_Aim_: Exactly repeat the material, dropping only the pictures.

_Provided data_:
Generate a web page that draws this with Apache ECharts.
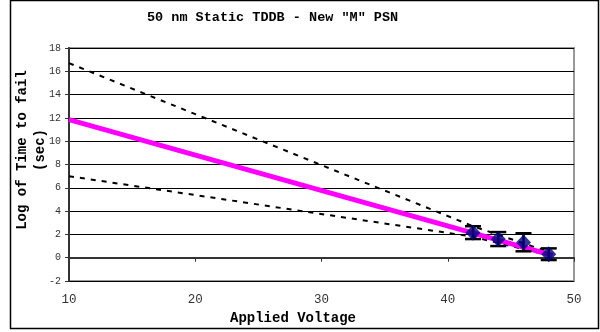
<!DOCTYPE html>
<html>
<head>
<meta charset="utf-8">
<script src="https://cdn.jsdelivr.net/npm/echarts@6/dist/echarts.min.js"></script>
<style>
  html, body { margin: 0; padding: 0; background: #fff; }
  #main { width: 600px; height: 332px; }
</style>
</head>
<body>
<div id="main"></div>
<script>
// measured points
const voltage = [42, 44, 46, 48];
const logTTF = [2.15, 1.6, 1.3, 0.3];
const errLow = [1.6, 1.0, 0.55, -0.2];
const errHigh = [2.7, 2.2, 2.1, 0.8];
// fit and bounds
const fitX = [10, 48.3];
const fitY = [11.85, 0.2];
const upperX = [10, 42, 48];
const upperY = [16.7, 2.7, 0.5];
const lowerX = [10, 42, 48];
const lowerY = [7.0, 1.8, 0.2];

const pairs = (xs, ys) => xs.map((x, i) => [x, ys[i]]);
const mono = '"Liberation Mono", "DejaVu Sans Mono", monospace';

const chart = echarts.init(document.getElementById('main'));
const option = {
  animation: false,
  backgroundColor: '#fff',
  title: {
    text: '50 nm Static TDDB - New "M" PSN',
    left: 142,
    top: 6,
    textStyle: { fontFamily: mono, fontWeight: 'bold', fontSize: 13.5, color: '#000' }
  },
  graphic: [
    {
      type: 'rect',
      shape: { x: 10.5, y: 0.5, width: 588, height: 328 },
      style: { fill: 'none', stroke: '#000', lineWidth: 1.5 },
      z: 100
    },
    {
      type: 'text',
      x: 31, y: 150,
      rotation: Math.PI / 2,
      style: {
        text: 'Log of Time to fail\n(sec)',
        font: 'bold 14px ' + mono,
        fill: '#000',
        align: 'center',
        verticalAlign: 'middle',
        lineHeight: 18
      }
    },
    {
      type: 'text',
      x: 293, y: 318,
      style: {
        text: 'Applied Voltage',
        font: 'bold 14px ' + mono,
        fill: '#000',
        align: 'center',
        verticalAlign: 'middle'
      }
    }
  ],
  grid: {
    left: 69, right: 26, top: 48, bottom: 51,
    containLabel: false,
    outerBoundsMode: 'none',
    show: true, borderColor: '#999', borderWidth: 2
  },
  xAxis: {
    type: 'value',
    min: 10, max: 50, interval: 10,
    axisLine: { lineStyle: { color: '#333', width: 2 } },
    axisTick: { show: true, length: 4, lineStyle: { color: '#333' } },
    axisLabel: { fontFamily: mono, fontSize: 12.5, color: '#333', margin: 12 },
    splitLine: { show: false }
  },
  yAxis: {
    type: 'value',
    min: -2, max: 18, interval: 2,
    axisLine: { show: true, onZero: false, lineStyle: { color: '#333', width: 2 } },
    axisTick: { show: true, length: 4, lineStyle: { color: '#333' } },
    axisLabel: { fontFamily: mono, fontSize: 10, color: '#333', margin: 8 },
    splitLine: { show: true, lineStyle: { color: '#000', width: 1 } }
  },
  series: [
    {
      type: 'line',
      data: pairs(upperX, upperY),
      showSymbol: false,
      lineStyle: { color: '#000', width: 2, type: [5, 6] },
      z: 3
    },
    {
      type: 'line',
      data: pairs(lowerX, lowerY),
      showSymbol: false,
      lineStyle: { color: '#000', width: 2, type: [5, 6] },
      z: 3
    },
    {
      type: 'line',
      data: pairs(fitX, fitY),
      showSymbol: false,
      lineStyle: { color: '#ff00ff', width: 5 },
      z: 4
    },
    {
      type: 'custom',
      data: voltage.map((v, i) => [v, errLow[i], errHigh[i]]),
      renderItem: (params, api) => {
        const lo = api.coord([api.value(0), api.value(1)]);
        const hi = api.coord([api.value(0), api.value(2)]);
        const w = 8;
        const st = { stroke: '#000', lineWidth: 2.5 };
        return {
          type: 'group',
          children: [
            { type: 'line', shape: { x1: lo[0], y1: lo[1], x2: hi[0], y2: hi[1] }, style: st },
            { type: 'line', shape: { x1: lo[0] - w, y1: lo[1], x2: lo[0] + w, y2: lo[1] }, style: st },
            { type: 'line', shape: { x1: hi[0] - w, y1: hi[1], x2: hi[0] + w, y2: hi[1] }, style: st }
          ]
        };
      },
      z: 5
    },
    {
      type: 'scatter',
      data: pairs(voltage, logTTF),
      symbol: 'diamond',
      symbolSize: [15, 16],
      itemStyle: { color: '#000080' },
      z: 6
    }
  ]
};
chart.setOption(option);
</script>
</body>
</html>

_Solution to this task_:
Generate a web page that draws this with Apache ECharts.
<!DOCTYPE html>
<html>
<head>
<meta charset="utf-8">
<script src="https://cdn.jsdelivr.net/npm/echarts@6/dist/echarts.min.js"></script>
<style>
  html, body { margin: 0; padding: 0; background: #fff; }
  #main { width: 600px; height: 332px; }
</style>
</head>
<body>
<div id="main"></div>
<script>
// measured points
const voltage = [42, 44, 46, 48];
const logTTF = [2.15, 1.6, 1.3, 0.3];
const errLow = [1.6, 1.0, 0.55, -0.2];
const errHigh = [2.7, 2.2, 2.1, 0.8];
// fit and bounds
const fitX = [10, 48.3];
const fitY = [11.85, 0.2];
const upperX = [10, 42, 48];
const upperY = [16.7, 2.7, 0.5];
const lowerX = [10, 42, 48];
const lowerY = [7.0, 1.8, 0.2];

const pairs = (xs, ys) => xs.map((x, i) => [x, ys[i]]);
const mono = '"Liberation Mono", "DejaVu Sans Mono", monospace';

const chart = echarts.init(document.getElementById('main'));
const option = {
  animation: false,
  backgroundColor: '#fff',
  title: {
    text: '50 nm Static TDDB - New "M" PSN',
    left: 142,
    top: 6,
    textStyle: { fontFamily: mono, fontWeight: 'bold', fontSize: 13.5, color: '#000' }
  },
  graphic: [
    {
      type: 'rect',
      shape: { x: 10.5, y: 0.5, width: 588, height: 328 },
      style: { fill: 'none', stroke: '#000', lineWidth: 1.5 },
      z: 100
    },
    {
      type: 'text',
      x: 31, y: 150,
      rotation: Math.PI / 2,
      style: {
        text: 'Log of Time to fail\n(sec)',
        font: 'bold 14px ' + mono,
        fill: '#000',
        align: 'center',
        verticalAlign: 'middle',
        lineHeight: 18
      }
    },
    {
      type: 'text',
      x: 293, y: 318,
      style: {
        text: 'Applied Voltage',
        font: 'bold 14px ' + mono,
        fill: '#000',
        align: 'center',
        verticalAlign: 'middle'
      }
    }
  ],
  grid: {
    left: 69, right: 26, top: 48, bottom: 51,
    containLabel: false,
    outerBoundsMode: 'none',
    show: true, borderColor: '#999', borderWidth: 2
  },
  xAxis: {
    type: 'value',
    min: 10, max: 50, interval: 10,
    axisLine: { lineStyle: { color: '#333', width: 2 } },
    axisTick: { show: true, length: 4, lineStyle: { color: '#333' } },
    axisLabel: { fontFamily: mono, fontSize: 12.5, color: '#333', margin: 12 },
    splitLine: { show: false }
  },
  yAxis: {
    type: 'value',
    min: -2, max: 18, interval: 2,
    axisLine: { show: true, onZero: false, lineStyle: { color: '#333', width: 2 } },
    axisTick: { show: true, length: 4, lineStyle: { color: '#333' } },
    axisLabel: { fontFamily: mono, fontSize: 10, color: '#333', margin: 8 },
    splitLine: { show: true, lineStyle: { color: '#000', width: 1 } }
  },
  series: [
    {
      type: 'line',
      data: pairs(upperX, upperY),
      showSymbol: false,
      lineStyle: { color: '#000', width: 2, type: [5, 6] },
      z: 3
    },
    {
      type: 'line',
      data: pairs(lowerX, lowerY),
      showSymbol: false,
      lineStyle: { color: '#000', width: 2, type: [5, 6] },
      z: 3
    },
    {
      type: 'line',
      data: pairs(fitX, fitY),
      showSymbol: false,
      lineStyle: { color: '#ff00ff', width: 5 },
      z: 4
    },
    {
      type: 'custom',
      data: voltage.map((v, i) => [v, errLow[i], errHigh[i]]),
      renderItem: (params, api) => {
        const lo = api.coord([api.value(0), api.value(1)]);
        const hi = api.coord([api.value(0), api.value(2)]);
        const w = 8;
        const st = { stroke: '#000', lineWidth: 2.5 };
        return {
          type: 'group',
          children: [
            { type: 'line', shape: { x1: lo[0], y1: lo[1], x2: hi[0], y2: hi[1] }, style: st },
            { type: 'line', shape: { x1: lo[0] - w, y1: lo[1], x2: lo[0] + w, y2: lo[1] }, style: st },
            { type: 'line', shape: { x1: hi[0] - w, y1: hi[1], x2: hi[0] + w, y2: hi[1] }, style: st }
          ]
        };
      },
      z: 5
    },
    {
      type: 'scatter',
      data: pairs(voltage, logTTF),
      symbol: 'diamond',
      symbolSize: [15, 16],
      itemStyle: { color: '#000080' },
      z: 6
    }
  ]
};
chart.setOption(option);
</script>
</body>
</html>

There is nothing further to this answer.